Further strengthening our gun control laws
We’re introducing legislation to implement a national freeze on handgun ownership. What this means is that it will no longer be possible to buy, sell, transfer, or import handguns anywhere in Canada. In other words, we’re capping the market for handguns.
As a further part of this new legislation, we’re also fighting gun smuggling and trafficking by increasing maximum criminal penalties and providing more tools for law enforcement to investigate firearm crimes, and we’ll require the permanent alteration of long-gun magazines so they can never hold more than five rounds. These are actions that doctors, experts, and chiefs of police have been calling for, for years, and we’re acting on their advice.
I also want to thank the advocates, many of whom are here today, for your tireless efforts. I know that for too many of you, grief and loss are at the root of the work that you do, and I want to recognize that, and on behalf of all Canadians, I want to thank you for your strength.
Today, we’re introducing a bill to ensure it will no longer be possible to buy, sell, transfer, or import handguns in Canada. As part of this new bill, we are also fighting gun smuggling and trafficking by increasing maximum criminal penalties. We will also provide more tools for law enforcement to investigate firearm crimes, and require the permanent alteration of long-gun magazines so they can never hold more than five rounds.
To combat gun violence, we need to tackle it on several fronts. To start, with our measures, we will cap and reduce the number of guns circulating in the country. But we must also continue to do prevention work with young people who may have contact with criminal environments, and we must continue our efforts to address smuggling at our borders.

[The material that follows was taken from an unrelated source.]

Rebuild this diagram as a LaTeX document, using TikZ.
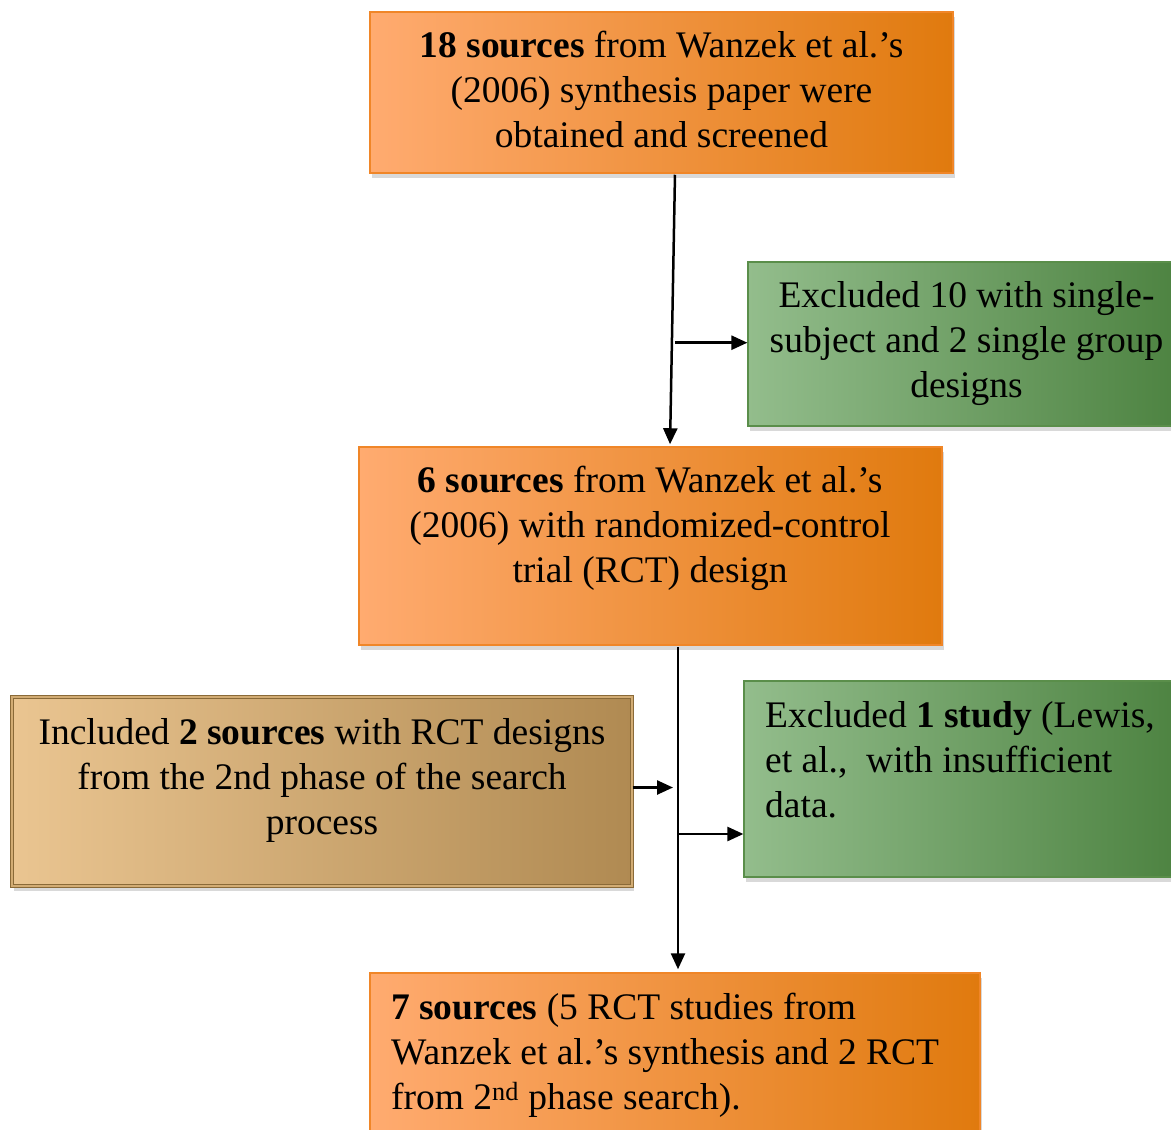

We’ve already invested to strengthen the RCMP and CBSA’s capacity to intercept guns coming across our borders. We know our efforts are working because last year our agencies intercepted nearly double the number of firearms than the year before. We’ll continue doing more to support law enforcement as they tackle the illegal gun market.

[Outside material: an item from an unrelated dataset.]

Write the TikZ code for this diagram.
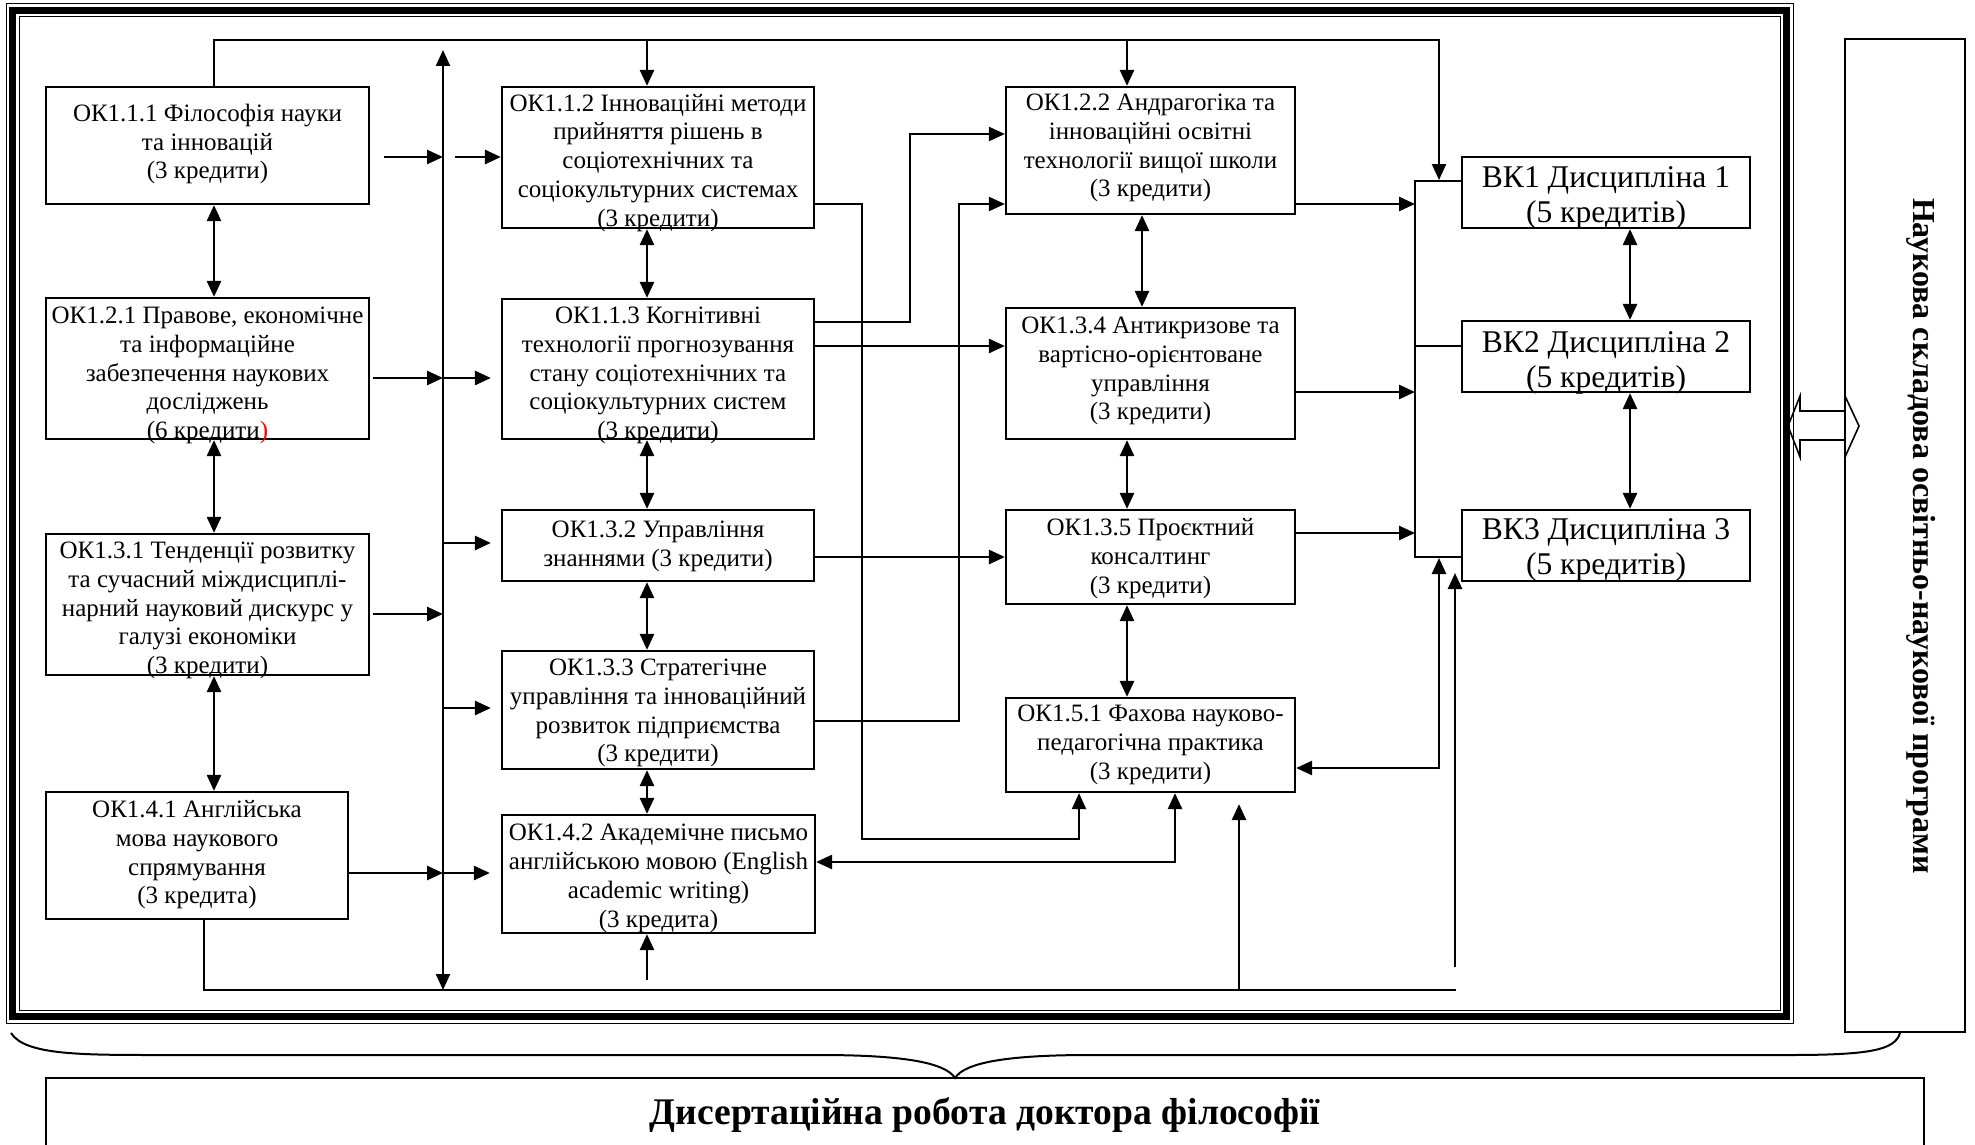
\documentclass[tikz,border=0pt]{standalone}
\usepackage{fontspec}
\setmainfont{Liberation Serif}
\usetikzlibrary{arrows.meta,fit,calc}
\newcommand\okfont{\fontsize{12.5pt}{14.4pt}\selectfont}
\newcommand\vkfont{\fontsize{15.8pt}{17.5pt}\selectfont}
\tikzset{
  okbox/.style={draw, line width=1.1pt, inner sep=0pt, rectangle},
  oktxt/.style={anchor=north, align=center, inner sep=0pt, font=\okfont, execute at begin node={\rule{0pt}{10pt}}},
  vktxt/.style={anchor=north, align=center, inner sep=0pt, font=\vkfont, execute at begin node={\rule{0pt}{12pt}}},
  tipa/.tip={Triangle[length=8pt,width=7pt]},
  ar/.style={line width=1.3pt, -tipa},
  dar/.style={line width=1.3pt, tipa-tipa},
  ln/.style={line width=1pt},
  lnar/.style={line width=1.1pt, -tipa},
  lndar/.style={line width=1.1pt, tipa-tipa},
}
\begin{document}
\begin{tikzpicture}[x=0.5pt,y=-0.5pt]
\clip (0,0) rectangle (1975,1145);
% outer frame
\draw[line width=0.5pt] (6,4) rectangle (1793,1023);
\draw[line width=3.5pt] (12.5,10.5) rectangle (1786.5,1016.5);
\draw[line width=0.5pt] (19,17) rectangle (1780,1010);

% column 1
\node[okbox, fit={(46,87)(369,204)}] (a1) {};
\node[oktxt] (a1t) at (207.5,103.5) {ОК1.1.1 Філософія науки\\та інновацій\\(3 кредити)};
\node[okbox, fit={(46,298)(369,439)}] (a2) {};
\node[oktxt] (a2t) at (207.5,306.5) {ОК1.2.1 Правове, економічне\\та інформаційне\\забезпечення наукових\\досліджень\\(6 кредити\textcolor{red}{)}};
\node[okbox, fit={(46,534)(369,675)}] (a3) {};
\node[oktxt] (a3t) at (207.5,541.5) {ОК1.3.1 Тенденції розвитку\\та сучасний міждисциплі-\\нарний науковий дискурс у\\галузі економіки\\(3 кредити)};
\node[okbox, fit={(46,792)(348,919)}] (a4) {};
\node[oktxt] (a4t) at (197,800) {ОК1.4.1 Англійська\\мова наукового\\спрямування\\(3 кредита)};

% column 2
\node[okbox, fit={(502,87)(814,228)}] (b1) {};
\node[oktxt] (b1t) at (658,93.5) {ОК1.1.2 Інноваційні методи\\прийняття рішень в\\соціотехнічних та\\соціокультурних системах\\(3 кредити)};
\node[okbox, fit={(502,299)(814,439)}] (b2) {};
\node[oktxt] (b2t) at (658,306.5) {ОК1.1.3 Когнітивні\\технології прогнозування\\стану соціотехнічних та\\соціокультурних систем\\(3 кредити)};
\node[okbox, fit={(502,510)(814,581)}] (b3) {};
\node[oktxt] (b3t) at (658,520.5) {ОК1.3.2 Управління\\знаннями (3 кредити)};
\node[okbox, fit={(502,651)(814,769)}] (b4) {};
\node[oktxt] (b4t) at (658,658.5) {ОК1.3.3 Стратегічне\\управління та інноваційний\\розвиток підприємства\\(3 кредити)};
\node[okbox, fit={(502,815)(815,933)}] (b5) {};
\node[oktxt] (b5t) at (658.5,824) {ОК1.4.2 Академічне письмо\\англійською мовою (English\\academic writing)\\(3 кредита)};

% column 3
\node[okbox, fit={(1006,87)(1295,214)}] (c1) {};
\node[oktxt] (c1t) at (1150.5,93.5) {ОК1.2.2 Андрагогіка та\\інноваційні освітні\\технології вищої школи\\(3 кредити)};
\node[okbox, fit={(1006,308)(1295,439)}] (c2) {};
\node[oktxt] (c2t) at (1150.5,316.5) {ОК1.3.4 Антикризове та\\вартісно-орієнтоване\\управління\\(3 кредити)};
\node[okbox, fit={(1006,510)(1295,604)}] (c3) {};
\node[oktxt] (c3t) at (1150.5,518) {ОК1.3.5 Проєктний\\консалтинг\\(3 кредити)};
\node[okbox, fit={(1006,698)(1295,792)}] (c4) {};
\node[oktxt] (c4t) at (1150.5,705) {ОК1.5.1 Фахова науково-\\педагогічна практика\\(3 кредити)};

% VK boxes
\node[okbox, fit={(1462,157)(1750,228)}] (v1) {};
\node[vktxt] (v1t) at (1606,166) {ВК1 Дисципліна 1\\(5 кредитів)};
\node[okbox, fit={(1462,321)(1750,392)}] (v2) {};
\node[vktxt] (v2t) at (1606,331) {ВК2 Дисципліна 2\\(5 кредитів)};
\node[okbox, fit={(1462,510)(1750,581)}] (v3) {};
\node[vktxt] (v3t) at (1606,518.5) {ВК3 Дисципліна 3\\(5 кредитів)};

% right box
\node[okbox, fit={(1845,39)(1965,1032)}] (r) {};
\node[rotate=-90, font=\fontsize{16pt}{18pt}\selectfont\bfseries, inner sep=0pt] (rt) at (1921,536) {Наукова складова освітньо-наукової програми};

% bottom box
\node[okbox, fit={(46,1078)(1924,1175)}] (d) {};
\node[anchor=base, font=\fontsize{18.8pt}{21pt}\selectfont\bfseries, inner sep=0pt] (dt) at (985,1124) {Дисертаційна робота доктора філософії};

% brace
\draw[line width=1pt] (11,1033) .. controls (25,1055) and (80,1055) .. (160,1055) -- (820,1055)
  .. controls (900,1055) and (945,1062) .. (955,1078)
  .. controls (965,1062) and (1010,1055) .. (1090,1055) -- (1790,1055)
  .. controls (1870,1055) and (1895,1050) .. (1900,1033);

% block double arrow
\draw[line width=0.8pt] (1788,426) -- (1800,396) -- (1800,411) -- (1845,411) -- (1845,396) -- (1859,426)
  -- (1845,457) -- (1845,440) -- (1800,440) -- (1800,457) -- cycle;

% named free ends
\coordinate (bustop) at (443,50);
\coordinate (busbot) at (443,990);
\coordinate (topend) at (1439,180);

% top line
\draw[lnar] (a1.north -| 214,0) -- (214,40) -- (1439,40) -- (topend);
\draw[ar] (647,40) -- (b1.north -| 647,0);
\draw[ar] (1127,40) -- (c1.north -| 1127,0);

% bus
\draw[lndar] (busbot) -- (bustop);

% column 1 double arrows
\draw[dar] (a1.south -| 214,0) -- (a2.north -| 214,0);
\draw[dar] (a2.south -| 214,0) -- (a3.north -| 214,0);
\draw[dar] (a3.south -| 214,0) -- (a4.north -| 214,0);

% column 1 to bus
\draw[ar] ($(a1.east |- 0,157)+(14,0)$) -- (bustop |- 0,157);
\draw[ar] ($(a2.east |- 0,378)+(3,0)$) -- (bustop |- 0,378);
\draw[ar] ($(a3.east |- 0,614)+(3,0)$) -- (bustop |- 0,614);
\draw[ar] (a4.east |- 0,873) -- (bustop |- 0,873);

% bus to column 2
\draw[ar] (455,157) -- (b1.west |- 0,157);
\draw[ar] (bustop |- 0,378) -- ($(b2.west |- 0,378)+(-10,0)$);
\draw[ar] (bustop |- 0,543) -- ($(b3.west |- 0,543)+(-10,0)$);
\draw[ar] (bustop |- 0,708) -- ($(b4.west |- 0,708)+(-10,0)$);
\draw[ar] (bustop |- 0,873) -- ($(b5.west |- 0,873)+(-11,0)$);

% column 2 double arrows
\draw[dar] (b1.south -| 647,0) -- (b2.north -| 647,0);
\draw[dar] (b2.south -| 647,0) -- (b3.north -| 647,0);
\draw[dar] (b3.south -| 647,0) -- (b4.north -| 647,0);
\draw[dar] (b4.south -| 647,0) -- (b5.north -| 647,0);
\draw[ar] (647,980) -- (b5.south -| 647,0);

% column 2 to column 3
\draw[lnar] (b1.east |- 0,204) -- (862,204) -- (862,839) -- (1079,839) -- (c4.south -| 1079,0);
\draw[lnar] (b2.east |- 0,322) -- (910,322) -- (910,134) -- (c1.west |- 0,134);
\draw[ar] (b2.east |- 0,346) -- (c2.west |- 0,346);
\draw[ar] (b3.east |- 0,557) -- (c3.west |- 0,557);
\draw[lnar] (b4.east |- 0,721) -- (959,721) -- (959,204) -- (c1.west |- 0,204);
\draw[dar] (b5.east |- 0,862) -- (1175,862) -- (c4.south -| 1175,0);

% bottom line
\draw[ln] (a4.south -| 204,0) -- (204,990) -- (1456,990);
\draw[ar] (1239,990) -- ($(c4.south -| 1239,0)+(0,11)$);
\draw[ar] (1455,967) -- (1455,573);

% column 3 double arrows
\draw[dar] (c1.south -| 1142,0) -- (c2.north -| 1142,0);
\draw[dar] (c2.south -| 1127,0) -- (c3.north -| 1127,0);
\draw[dar] (c3.south -| 1127,0) -- (c4.north -| 1127,0);

% column 3 to bracket
\coordinate (brtop) at (1415,181);
\coordinate (brbot) at (1415,557);
\draw[ar] (c1.east |- 0,204) -- (brtop |- 0,204);
\draw[ar] (c2.east |- 0,392) -- (brtop |- 0,392);
\draw[ar] (c3.east |- 0,533) -- (brtop |- 0,533);
\draw[dar] (c4.east |- 0,768) -- (1439,768) -- (1439,558);

% bracket
\draw[ln] (v1.west |- brtop) -- (brtop) -- (brbot) -- (v3.west |- brbot);
\draw[ln] (brtop |- 0,346) -- (v2.west |- 0,346);

% VK double arrows
\draw[dar] (v1.south -| 1630,0) -- (v2.north -| 1630,0);
\draw[dar] (v2.south -| 1630,0) -- (v3.north -| 1630,0);
\end{tikzpicture}
\end{document}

We’ve thought about this long and hard. We’ve had many discussions within our caucus, with all of our MPs who represent the diversity of our country—MPs from rural communities, MPs from urban communities —the members of our team here today can tell you that this is not an easy thing to do, but we all agree that it is the responsible thing to do.
We recognize that the vast majority of gun owners use them safely and in accordance with the law. But other than using firearms for sport shooting and hunting, there is no reason anyone in Canada should need guns in their everyday lives. And Canadians certainly don’t need assault-style weapons that were designed to kill the largest number of people in the shortest amount of time.
Canadians are united in wanting more done to keep communities safe and prevent suicides and gender-based violence, and that’s exactly why we’re here today because the consequences are real; today we’re joined by families and friends of victims of gun violence, including the mass shootings at Polytechnique, and on the Danforth, and at the Quebec City mosque. Losing a child to gun violence, or a brother or a sister or a spouse or a parent or a friend; this should never happen.
I’ll be honest, over the past few years, I have attended far too many vigils. I have met the loved ones of far too many victims. I am thinking of the families in Sainte-Foy who were devastated by that attack. I am thinking of my conversation with the family of Constable Heidi Stevenson in Portapique, and of so many other families in that community who were so affected by that tragedy and those murders.
As politicians, we’re always good at being there to compensate, to console, and it’s important to do this; but it is also our moral duty to act.
I still remember where I was when I heard the news about the massacre at the École Polytechnique. I was 17 years old; I was a few blocks way from there at CEGEP. At a time like that, it’s hard to grasp the depth and impact of what we’re experiencing as a community, as a country, to learn that such horrors can happen. These are tragedies that shake our entire society, that mark generations.
Canadians all agree that we need less gun violence. We cannot let the guns debate become so polarized that nothing gets done. We cannot let that happen in our country.
This is about freedom. People should be free to go to the supermarket, their school, or their place of worship without fear. These people should be free to go to the park or to a birthday party without worrying about what might happen from a stray bullet.
Gun violence is a complex problem, but at the end of the day, the math is really quite simple. The fewer the guns in our communities, the safer everyone will be.